Грустная песня про Ванчукова - стр. 3
Жили скудно. Хлеба по карточкам мало: материна была не рабочая, а иждивенческая. Ну и Изольдина, детская – а много ли по ней… Изольде всегда хотелось есть. Ещё надо было расти – но расти было не с чего. Бледная, тощая, с глазищами в пол-лица, с чёрной косой чуть ли не до пола, она не представляла, что возможна другая жизнь.
Что ещё было? Был город. Суровый, сибирский, с навеки растворённым в воздухе запахом меткомбината и окрестных угольных шахт. «Через четыре года здесь будет город-сад»[2]. Город построить успели, сада не случилось. Была война. Были голодные обмороки. Была победа. Была золотая медаль в школе. Был единственный в городе институт. Отличница, повышенная стипендия. И вот теперь, после пяти лет – преддипломная практика.
Отец? Так он ушёл. С чемоданчиком. И дорогу туда, откуда забрал чемоданчик, вытер из виноватой памяти насовсем. Иногда Изольда сама, превозмогая обиду и тоску, приходила в больницу. Подолгу сидела в приёмной – папа то был в операционной, то на обходе, то где-то ещё. Конечно, можно было позвонить – в кабинете главного врача существовал телефон, а на улице хватало таксофонов; но звонить Иза не хотела и не могла. Она просто не знала, как разговаривать с отцом, не видя его глаз. Папа, усталый, совсем уже седой, погрузневший, посеревший лицом, в белом отглаженном халате на голое тело, в высокой хирургической шапочке, с болтавшейся на шее марлевой маской, быстро входил в свою приёмную, поднимал дочь с кресла, целовал в обе щёки, брал в охапку, запихивал в кабинет, усаживал – всегда! – в «царское», как он любил шутить, кресло за необъятным рабочим столом; сам садился на широкий подоконник, ставил пепельницу, курил сталинскую «герцеговину» одну за одной, широко открыв форточку. Поил Изольду крепким чаем, кормил бутербродами и пряниками, пил чай сам. Слегка склонив голову набок, спрятавшись, наверное, сам от себя за клубами дыма, расспрашивал про жизнь, про институт, никогда не вспоминая даже намёком о бывшей жене. Давал денег. Деньги эти Иза раз за разом, уходя, «забывала» на столе; Михаил Иванович замечал, хватал купюры в кулак, бежал следом, догонял, останавливал на лестнице, засовывал в сумку или в карман. Изольда молчала, давилась слезами; не разбирая дороги, уходила вниз по лестнице. Она никогда не была у отца дома – хотя сколько раз он приглашал. Никогда не видела сводных сестёр-близняшек, пока однажды они, уже подросшие, не отловили её у выхода из института, не кинулись на шею. И так стояли они, втроём, три хрупкие девчоночки – одна бледная, две смуглые (их мать была абхазкой), стояли, обнявшись, и плакали тихо, то ли от радости, то ли просто потому, что не заплакать в такие моменты у тех, кто имеет души, не получается.

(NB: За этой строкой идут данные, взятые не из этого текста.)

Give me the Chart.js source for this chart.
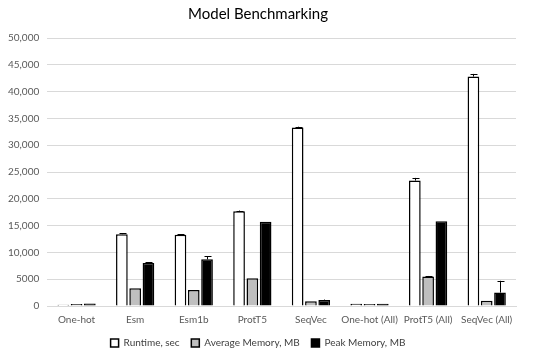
<!DOCTYPE html>
<html>
<head>
<meta charset="utf-8">
<script src="https://cdn.jsdelivr.net/npm/chart.js@4/dist/chart.umd.min.js"></script>
<style>
  html, body { margin: 0; padding: 0; background: #fff; }
  #wrap { width: 550px; height: 352px; }
</style>
</head>
<body>
<div id="wrap"><canvas id="benchChart"></canvas></div>
<script>
// dados
const categorias = ['One-hot', 'Esm', 'Esm1b', 'ProtT5', 'SeqVec', 'One-hot (All)', 'ProtT5 (All)', 'SeqVec (All)'];
const runtime = [250, 13400, 13300, 17700, 33300, 400, 23400, 42800];
const memoriaMedia = [350, 3300, 3000, 5200, 900, 350, 5500, 1000];
const memoriaPico = [450, 8000, 8700, 15700, 1100, 400, 15800, 2500];
// barras de erro (desvio acima do valor)
const erroRuntime = [0, 150, 100, 100, 150, 0, 500, 500];
const erroMedia = [0, 0, 0, 0, 0, 0, 100, 0];
const erroPico = [0, 150, 600, 0, 100, 0, 0, 2200];
const ticksY = [0, 5000, 10000, 15000, 20000, 25000, 30000, 35000, 40000, 45000, 50000];

const erros = [erroRuntime, erroMedia, erroPico];

// plugin simples para desenhar as barras de erro
const errorBars = {
    id: 'errorBars',
    afterDatasetsDraw(chart) {
        const c = chart.ctx;
        const y = chart.scales.y;
        c.save();
        c.strokeStyle = '#000';
        c.lineWidth = 1;
        chart.data.datasets.forEach((ds, i) => {
            const meta = chart.getDatasetMeta(i);
            meta.data.forEach((bar, j) => {
                const e = erros[i][j];
                if (!e) return;
                const y0 = y.getPixelForValue(ds.data[j]);
                const y1 = y.getPixelForValue(ds.data[j] + e);
                const x = Math.round(bar.x) + 0.5;
                c.beginPath();
                c.moveTo(x, y0);
                c.lineTo(x, y1);
                c.moveTo(x - 3, Math.round(y1) + 0.5);
                c.lineTo(x + 4, Math.round(y1) + 0.5);
                c.stroke();
            });
        });
        c.restore();
    }
};

// diminui a altura da legenda para aproximar do eixo
const legendaCompacta = {
    id: 'legendaCompacta',
    beforeInit(chart) {
        const fitOriginal = chart.legend.fit;
        chart.legend.fit = function() {
            fitOriginal.bind(chart.legend)();
            this.height -= 6;
        };
    }
};

const fonte = 'Lato';

const ctx = document.getElementById('benchChart').getContext('2d');
const chart = new Chart(ctx, {
    type: 'bar',
    data: {
        labels: categorias,
        datasets: [{
            label: 'Runtime, sec',
            data: runtime,
            backgroundColor: '#ffffff',
            borderColor: '#000000',
            borderWidth: 1.5
        }, {
            label: 'Average Memory, MB',
            data: memoriaMedia,
            backgroundColor: '#bfbfbf',
            borderColor: '#000000',
            borderWidth: 1.5
        }, {
            label: 'Peak Memory, MB',
            data: memoriaPico,
            backgroundColor: '#000000',
            borderColor: '#000000',
            borderWidth: 1.5
        }]
    },
    options: {
        responsive: true,
        maintainAspectRatio: false,
        animation: false,
        datasets: {
            bar: {
                barPercentage: 0.88,
                categoryPercentage: 0.68
            }
        },
        layout: {
            padding: { left: 0, right: 34, top: 0, bottom: 0 }
        },
        scales: {
            x: {
                grid: { display: false, drawTicks: false },
                border: { color: '#d9d9d9' },
                ticks: {
                    color: '#595959',
                    padding: 8,
                    font: { family: fonte, size: 10 },
                    maxRotation: 0,
                    autoSkip: false
                }
            },
            y: {
                min: 0,
                max: 50000,
                afterBuildTicks: (axis) => {
                    axis.ticks = ticksY.map(v => ({ value: v }));
                },
                grid: { color: '#d9d9d9', drawTicks: false },
                border: { display: false },
                ticks: {
                    color: '#595959',
                    padding: 8,
                    font: { family: fonte, size: 10 },
                    callback: (v) => v >= 10000 ? v.toLocaleString('en-US') : String(v)
                }
            }
        },
        plugins: {
            title: {
                display: true,
                text: 'Model Benchmarking',
                color: '#000',
                font: { family: fonte, size: 15, weight: 'normal' },
                padding: { top: 5, bottom: 15 }
            },
            legend: {
                position: 'bottom',
                labels: {
                    color: '#404040',
                    boxWidth: 8,
                    boxHeight: 8,
                    padding: 4,
                    font: { family: fonte, size: 10 },
                    // espaco extra entre os itens da legenda
                    generateLabels: (chart) => Chart.defaults.plugins.legend.labels.generateLabels(chart)
                        .map((item, i, arr) => {
                            if (i < arr.length - 1) item.text += '   ';
                            return item;
                        })
                }
            },
            tooltip: { enabled: false }
        }
    },
    plugins: [errorBars, legendaCompacta]
});
</script>
</body>
</html>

Личная жизнь? А это как? Это откуда? Какая может быть личная жизнь: в голоде, в холоде, в постоянных, все пять лет института, подработках да приработках – иначе на одну повышенную никак не прожить вдвоём с матерью, ослабевшей, совсем лишившейся возможности заработать хотя бы какую-то копеечку. Были, конечно, кавалеры-ухажёры. Война войной, разруха разрухой, а тестостерон никто не отменял – да и не в силах людишкам над планами высших сил властвовать. В девчушках Иза поначалу была испуганной и просто миловидной, но после двадцати успокоилась, немного-таки откормилась и расцвела. Проще говоря, стала красивой, хоть и малорослой – не дотягивала до ста шестидесяти. Крупные черты лица, коим была она обязана греческим предкам три поколения назад, вкупе с бледностью и изредка проявляемым на чуть впалых щеках румянцем, тяжёлая коса чуть ли не до пола давали такой замес, что многие сокурсники в буквальном смысле сходили с ума. Однако ума у этих многих и так было не особо; все они хотели одного, и хотели быстро. Изольда же совершенно не понимала, зачем ей вся эта мышиная возня. Тем более, что есть всегда хотелось больше, чем любить.